La memoria si rifugia sempre più fra le pareti domestiche, e raccontare è fare del mondo una casa, mettere ordine ai propri pensieri, fissarli una volta per tutte, o magari un modo elegante per sbarazzarsene, una forma di letotecnica come quella del sinologo Kien di Auto da fé, (la scrittura al servizio dell’oblio, ancilla oblivionis)? Sia come sia, il nostro amore per le cose trascurabili che sospettiamo piene di senso, e insieme l'idea, solenne e puerile, che l'universo sia colmo di frammenti di significato che solo un occhio esercitato e sensibile sa ricostruire e salvare sulla base di esilissimi indizi, può trovare soddisfazione solo con la fedele trascrizione di queste perle segrete sul classico taccuino nero d’ordinanza, che ricorda tanto il cahier noir del giovane corazziere Louis-Ferdinand Destouches; o i trentaquattro quaderni neri di Emil Cioran, che confluirono nell’omonimo libro postumo curato dalla sua compagna Simone Boué; o i taccuini neri con i quali girava sempre Walter Benjamin negli anni 30, nei quali era custodita la sua collezione di mirabilia (ergo non solo Chatwin).
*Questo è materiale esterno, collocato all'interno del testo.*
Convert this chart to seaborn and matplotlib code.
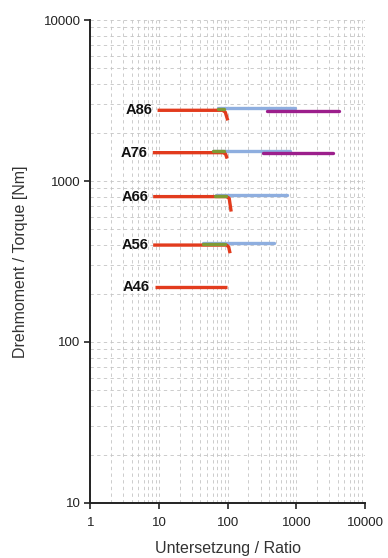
import numpy as np
import pandas as pd
import matplotlib
matplotlib.use("Agg")
import matplotlib.pyplot as plt
from matplotlib.ticker import LogLocator, FixedLocator, NullFormatter
import seaborn as sns

# Gearbox families and their rated torque level
models = ["A46", "A56", "A66", "A76", "A86"]

# Red curve: ratio / torque points per family (flat run, then drop-off)
red_ratio = {
    "A46": [8.7, 98],
    "A56": [8.2, 96, 103, 108],
    "A66": [8.2, 96, 105, 112],
    "A76": [8.1, 86, 93, 98],
    "A86": [9.5, 84, 92, 100],
}
red_torque = {
    "A46": [220, 220],
    "A56": [400, 400, 390, 356],
    "A66": [800, 800, 780, 646],
    "A76": [1500, 1500, 1470, 1378],
    "A86": [2750, 2750, 2680, 2380],
}

# Blue range (ratio from / to, torque)
blue_models = ["A56", "A66", "A76", "A86"]
blue_from = [44, 68, 61, 72]
blue_to = [470, 740, 810, 950]
blue_torque = [410, 815, 1540, 2840]

# Green overlap range
green_models = ["A56", "A66", "A76", "A86"]
green_from = [44, 66, 60, 72]
green_to = [92, 95, 88, 88]
green_torque = [408, 812, 1530, 2820]

# Purple range
purple_models = ["A76", "A86"]
purple_from = [325, 375]
purple_to = [3450, 4200]
purple_torque = [1490, 2720]

x_ticks = [1, 10, 100, 1000, 10000]
y_ticks = [10, 100, 1000, 10000]

RED = "#e23b1d"
BLUE = "#8eaedf"
GREEN = "#7f9a34"
PURPLE = "#9c1f8c"

sns.set_theme(style="white")
plt.rcParams["font.family"] = ["Liberation Sans", "DejaVu Sans"]

fig = plt.figure(figsize=(3.88, 5.58), dpi=100)
ax = fig.add_axes([0.233, 0.0986, 0.708, 0.8655])
ax.set_xscale("log")
ax.set_yscale("log")
ax.set_xlim(1, 10000)
ax.set_ylim(10, 10000)

# long-form tables
red_df = pd.DataFrame(
    [(m, i, x, y) for m in models
     for i, (x, y) in enumerate(zip(red_ratio[m], red_torque[m]))],
    columns=["model", "order", "ratio", "torque"],
)


def range_df(names, lo, hi, tq):
    rows = []
    for m, a, b, t in zip(names, lo, hi, tq):
        rows.append((m, 0, a, t))
        rows.append((m, 1, b, t))
    return pd.DataFrame(rows, columns=["model", "order", "ratio", "torque"])


blue_df = range_df(blue_models, blue_from, blue_to, blue_torque)
green_df = range_df(green_models, green_from, green_to, green_torque)
purple_df = range_df(purple_models, purple_from, purple_to, purple_torque)

common = dict(x="ratio", y="torque", units="model", estimator=None,
              sort=False, ax=ax, legend=False)
sns.lineplot(data=blue_df, color=BLUE, lw=2.4, zorder=3, **common)
sns.lineplot(data=purple_df, color=PURPLE, lw=2.4, zorder=4, **common)
sns.lineplot(data=red_df, color=RED, lw=2.4, zorder=5,
             solid_capstyle="butt", solid_joinstyle="round", **common)
sns.lineplot(data=green_df, color=GREEN, lw=2.4, zorder=6, **common)

# family labels to the left of each red curve
for m in models:
    ax.annotate(m, (red_ratio[m][0], red_torque[m][0]), xytext=(-3.5, 0),
                textcoords="offset points", ha="right", va="center",
                fontsize=10.5, fontweight="bold", color="#111111", zorder=7)

# axes styling
ax.xaxis.set_major_locator(FixedLocator(x_ticks))
ax.yaxis.set_major_locator(FixedLocator(y_ticks))
ax.set_xticklabels([str(v) for v in x_ticks])
ax.set_yticklabels([str(v) for v in y_ticks])
ax.xaxis.set_minor_locator(LogLocator(base=10, subs=np.arange(2, 10), numticks=20))
ax.yaxis.set_minor_locator(LogLocator(base=10, subs=np.arange(2, 10), numticks=20))
ax.xaxis.set_minor_formatter(NullFormatter())
ax.yaxis.set_minor_formatter(NullFormatter())

ax.tick_params(axis="both", which="major", direction="out", length=4, width=1.2,
               color="#222222", labelsize=9.5, labelcolor="#222222",
               bottom=True, left=True)
ax.tick_params(axis="x", which="major", pad=6)
ax.tick_params(axis="y", which="major", pad=3)
ax.tick_params(axis="both", which="minor", length=0)

ax.grid(True, which="both", axis="both", color="#c4c4c4", lw=0.6,
        linestyle=(0, (4, 4)))
ax.set_axisbelow(True)

for side in ["top", "right"]:
    ax.spines[side].set_visible(False)
for side in ["left", "bottom"]:
    ax.spines[side].set_color("#222222")
    ax.spines[side].set_linewidth(1.4)

ax.set_xlabel("Untersetzung / Ratio", fontsize=11.5, color="#333333", labelpad=9)
ax.set_ylabel("Drehmoment / Torque [Nm]", fontsize=11.5, color="#333333", labelpad=11)

fig.savefig("out.png", dpi=100)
Ma tutto questo ha a che fare più col principio di Edmond Locard, il padre della criminologia francese, per il quale non si può entrare o uscire da un posto senza lasciare qualcosa di sé, che non col genius loci. E che ci sia qualcosa di poco pacifico, nella natura di questi pellegrinaggi alle case dei grandi artisti, lo si intuisce dalla speranza (non priva di malizia) di “trovare” lo scrittore nel suo più prosaico e indifeso succedaneo: la casa in cui ha vissuto. Armati delle migliori intenzioni, per carità, e tuttavia armati, anche se solo di un taccuino (non a caso “d’ordinanza”, in quanto strumento poliziesco, e “sfoderato” in quanto strumento d’offesa). Operazione non innocente, dunque, ma non vi è letteratura, né tanto meno memoria, ove si dia innocenza.